De Centrale Raad van Beroep heeft het verzoek om wraking beoordeeld en vastgesteld dat er geen feiten of omstandigheden waren die de schijn van partijdigheid van mr. Van Sloten konden onderbouwen. De Raad benadrukte dat de wrakingsgrond moet liggen in feiten die betrekking hebben op de persoon van de rechter. De Raad concludeerde dat er geen reden was om aan de onpartijdigheid van mr. Van Sloten te twijfelen, en wees het verzoek om wraking af.

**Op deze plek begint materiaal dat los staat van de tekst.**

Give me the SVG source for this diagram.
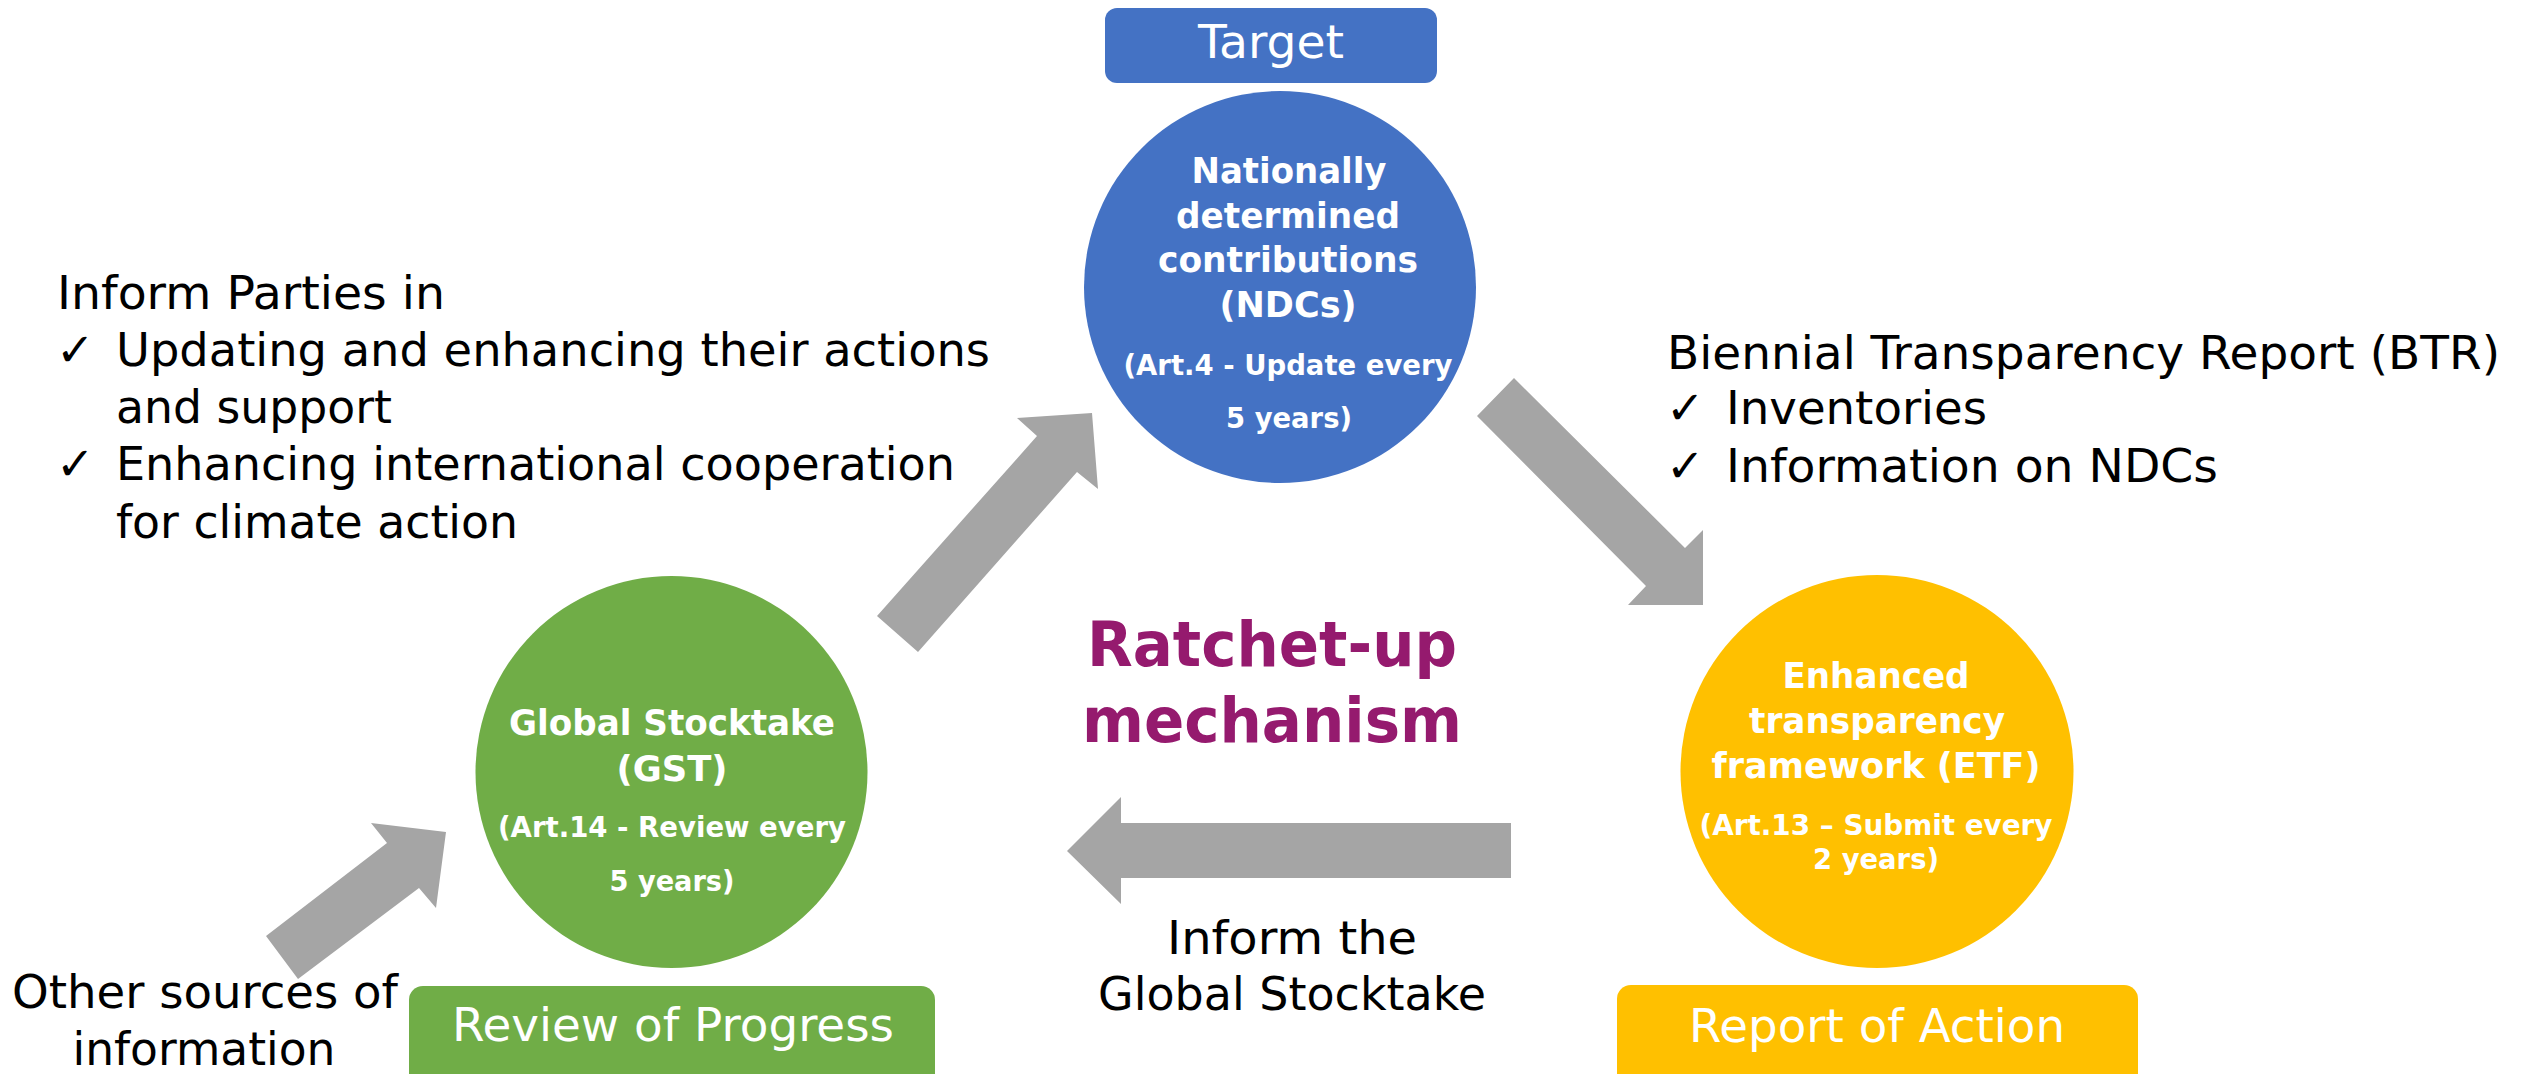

De uitspraak werd gedaan door een collegiaal orgaan, bestaande uit de voorzitter en twee leden, en werd openbaar uitgesproken op 29 juli 2005.
De zaak is van belang voor de rechtspraktijk, omdat het de toepassing van de wrakingsprocedure in bestuursrechtelijke zaken betreft, en de waarborgen voor de rechterlijke onpartijdigheid onderstreept. De uitspraak biedt inzicht in de criteria die gehanteerd worden bij het beoordelen van wrakingsverzoeken en de bescherming van de rechtsgang.